[start of Supplied information]
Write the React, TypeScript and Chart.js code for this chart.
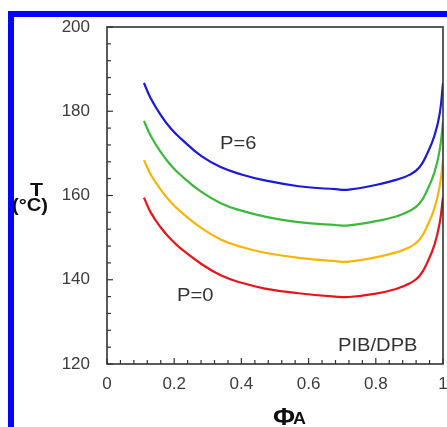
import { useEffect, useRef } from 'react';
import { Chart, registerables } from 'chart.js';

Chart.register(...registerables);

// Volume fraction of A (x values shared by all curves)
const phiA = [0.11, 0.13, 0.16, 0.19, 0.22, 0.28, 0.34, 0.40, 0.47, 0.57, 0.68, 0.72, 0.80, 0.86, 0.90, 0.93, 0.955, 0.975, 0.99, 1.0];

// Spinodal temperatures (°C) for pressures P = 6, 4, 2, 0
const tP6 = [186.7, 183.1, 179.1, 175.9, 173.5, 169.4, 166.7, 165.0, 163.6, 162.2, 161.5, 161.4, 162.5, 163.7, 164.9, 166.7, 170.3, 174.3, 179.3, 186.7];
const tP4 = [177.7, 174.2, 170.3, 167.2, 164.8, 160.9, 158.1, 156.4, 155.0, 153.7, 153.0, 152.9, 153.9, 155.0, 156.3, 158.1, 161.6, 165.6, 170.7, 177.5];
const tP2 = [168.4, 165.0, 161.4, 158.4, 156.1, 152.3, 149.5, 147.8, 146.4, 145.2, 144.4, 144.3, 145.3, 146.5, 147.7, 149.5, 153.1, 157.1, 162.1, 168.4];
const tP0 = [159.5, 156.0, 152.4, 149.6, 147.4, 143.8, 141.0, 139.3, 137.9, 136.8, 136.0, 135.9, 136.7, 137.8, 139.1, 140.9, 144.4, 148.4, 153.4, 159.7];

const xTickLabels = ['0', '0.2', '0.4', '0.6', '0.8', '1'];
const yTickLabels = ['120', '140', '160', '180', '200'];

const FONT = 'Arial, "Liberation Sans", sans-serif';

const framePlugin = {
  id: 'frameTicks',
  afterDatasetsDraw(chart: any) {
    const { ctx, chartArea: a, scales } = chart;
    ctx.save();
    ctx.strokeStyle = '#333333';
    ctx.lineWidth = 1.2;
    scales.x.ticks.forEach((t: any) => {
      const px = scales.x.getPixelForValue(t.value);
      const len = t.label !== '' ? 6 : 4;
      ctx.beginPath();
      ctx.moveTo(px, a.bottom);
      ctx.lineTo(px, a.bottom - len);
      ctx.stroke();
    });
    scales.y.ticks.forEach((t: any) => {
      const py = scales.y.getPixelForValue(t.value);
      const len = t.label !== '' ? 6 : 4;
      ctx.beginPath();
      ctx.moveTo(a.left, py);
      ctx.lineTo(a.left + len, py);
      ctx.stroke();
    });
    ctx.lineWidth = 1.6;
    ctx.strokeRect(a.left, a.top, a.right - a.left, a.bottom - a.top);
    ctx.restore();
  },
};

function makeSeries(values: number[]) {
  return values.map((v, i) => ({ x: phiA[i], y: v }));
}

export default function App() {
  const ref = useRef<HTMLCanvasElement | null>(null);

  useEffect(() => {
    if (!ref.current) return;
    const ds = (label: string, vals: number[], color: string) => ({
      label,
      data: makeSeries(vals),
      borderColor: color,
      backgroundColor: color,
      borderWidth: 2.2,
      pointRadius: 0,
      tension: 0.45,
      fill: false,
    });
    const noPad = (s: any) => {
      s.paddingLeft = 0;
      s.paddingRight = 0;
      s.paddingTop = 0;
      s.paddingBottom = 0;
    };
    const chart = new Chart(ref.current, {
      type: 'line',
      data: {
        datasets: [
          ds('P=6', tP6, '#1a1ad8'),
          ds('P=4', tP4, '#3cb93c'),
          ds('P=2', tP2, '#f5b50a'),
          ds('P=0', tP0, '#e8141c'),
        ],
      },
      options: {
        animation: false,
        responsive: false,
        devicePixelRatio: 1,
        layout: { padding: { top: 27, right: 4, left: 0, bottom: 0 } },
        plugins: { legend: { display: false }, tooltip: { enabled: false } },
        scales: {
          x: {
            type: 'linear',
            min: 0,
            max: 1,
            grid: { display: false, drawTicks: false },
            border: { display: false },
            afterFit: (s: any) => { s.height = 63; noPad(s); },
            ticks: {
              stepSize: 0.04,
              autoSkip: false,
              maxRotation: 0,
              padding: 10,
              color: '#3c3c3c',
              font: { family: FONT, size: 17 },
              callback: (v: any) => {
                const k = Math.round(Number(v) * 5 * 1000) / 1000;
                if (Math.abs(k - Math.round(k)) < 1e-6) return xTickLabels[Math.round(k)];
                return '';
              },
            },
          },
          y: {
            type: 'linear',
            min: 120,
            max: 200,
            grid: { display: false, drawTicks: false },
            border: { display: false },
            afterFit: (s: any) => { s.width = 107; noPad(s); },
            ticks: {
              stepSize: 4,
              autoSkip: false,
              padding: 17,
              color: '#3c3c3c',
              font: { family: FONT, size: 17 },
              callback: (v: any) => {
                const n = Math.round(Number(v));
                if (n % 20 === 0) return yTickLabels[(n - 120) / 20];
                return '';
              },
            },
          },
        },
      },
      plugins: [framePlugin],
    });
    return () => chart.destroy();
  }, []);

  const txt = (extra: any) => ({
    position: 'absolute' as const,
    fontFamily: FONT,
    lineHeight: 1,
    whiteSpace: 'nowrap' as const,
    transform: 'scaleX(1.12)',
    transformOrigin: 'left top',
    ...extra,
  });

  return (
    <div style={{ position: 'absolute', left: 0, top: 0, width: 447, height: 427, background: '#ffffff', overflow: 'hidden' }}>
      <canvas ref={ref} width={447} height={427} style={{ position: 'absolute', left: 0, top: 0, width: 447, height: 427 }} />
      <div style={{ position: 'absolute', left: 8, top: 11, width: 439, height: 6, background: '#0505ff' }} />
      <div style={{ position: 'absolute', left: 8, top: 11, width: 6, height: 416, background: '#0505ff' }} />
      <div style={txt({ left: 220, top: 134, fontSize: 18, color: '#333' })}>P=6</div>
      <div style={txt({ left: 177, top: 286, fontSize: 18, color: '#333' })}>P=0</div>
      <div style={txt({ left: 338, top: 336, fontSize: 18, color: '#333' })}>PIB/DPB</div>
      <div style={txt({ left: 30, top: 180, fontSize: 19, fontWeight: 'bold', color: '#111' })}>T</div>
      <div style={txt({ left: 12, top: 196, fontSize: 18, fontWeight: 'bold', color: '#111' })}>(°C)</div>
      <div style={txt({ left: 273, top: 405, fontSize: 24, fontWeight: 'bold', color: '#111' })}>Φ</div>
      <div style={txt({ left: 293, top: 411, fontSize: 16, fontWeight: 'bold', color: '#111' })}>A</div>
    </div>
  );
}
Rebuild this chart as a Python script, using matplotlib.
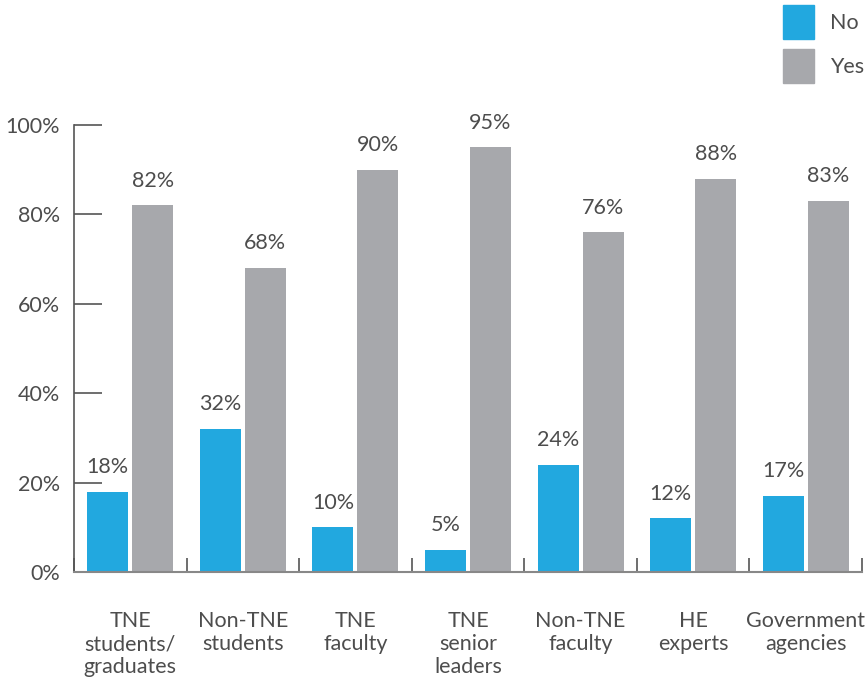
[end of Supplied information]
* _What is required_:
Each line that has the word "this" should be copied.

* _Final answer_:
Write the React, TypeScript and Chart.js code for this chart.
Rebuild this chart as a Python script, using matplotlib.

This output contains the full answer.